Inside, Filthy slithered over to a back corner where a turntable and a stack of records sat. He put his hand on the shoulder of the man behind the music. His nephew looked up at him.
“Thank you for getting me a job here for the night,” said Neil.
“Oh it's fine, it’s fine, darling,” said Filthy. “We’ve had a few complaints though…why not play it at regular speed eh?”
“Huh?” said Neil, dull and confused. “It is on regular speed Uncle Ralph?”
The crowd were applauding for the Dangerous Brothers who had gone bouncing wildly off the stage like a pair of energiser bunnies. They went to another break and Filthy looked on helplessly as his nephew started playing another song, oblivious that it was at an utter snail’s pace.
Golden brown, texture like sun
Lays me down, with my mind she runs,
Throughout the night, no need to fight,
Never a frown with golden brown.
Spider and Dawn were slow dancing to the song and Sally was looking around the club with a worried expression, grabbing a hold of Den and yelling something at him. Den pointed to the start of the corridors and Sally went bustling off, no doubt in search of Vim and Colin. Catflap, with an arm around Richie Rich, spotted the Outer Limits walking onto the stage for their act and made a throat cutting motion at them.
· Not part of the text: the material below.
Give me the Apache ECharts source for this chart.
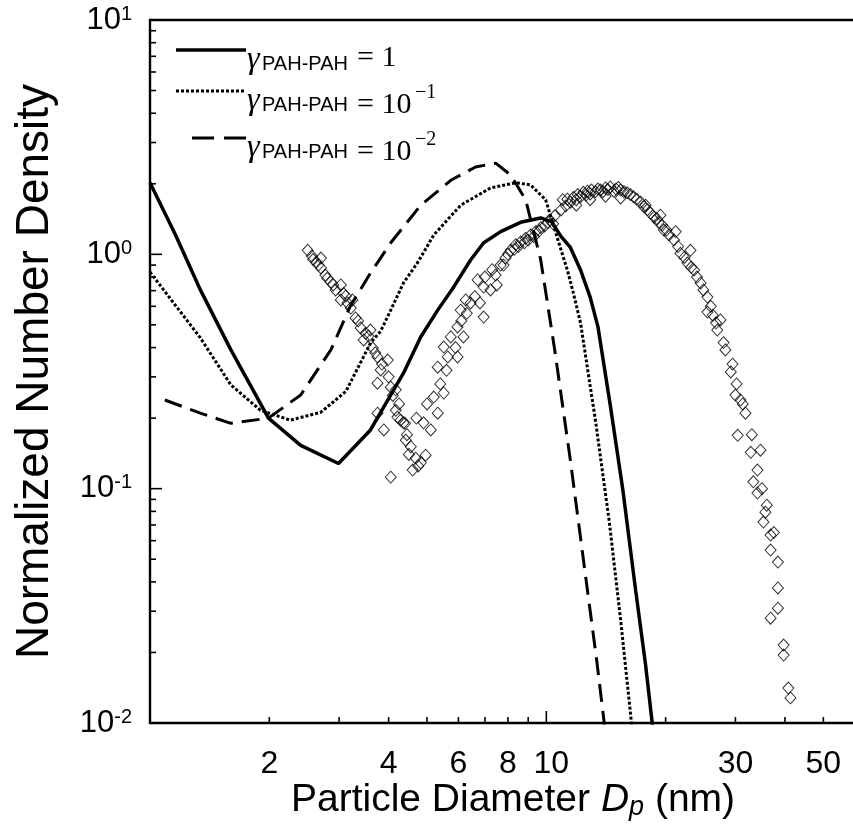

Filthy hid behind Neil’s shoulder so Catflap on the warpath wouldn’t spot him. At the bar, Kevin, wearing earmuffs Dick had knitted him for his birthday, was stuffing his anorak full of straws by the handfuls until they almost overflowed down his front.
Richard Richard’s blood was still smeared all over the floor. No one could be bothered to clean it up.
All in all, another normal night at the Comic Strip.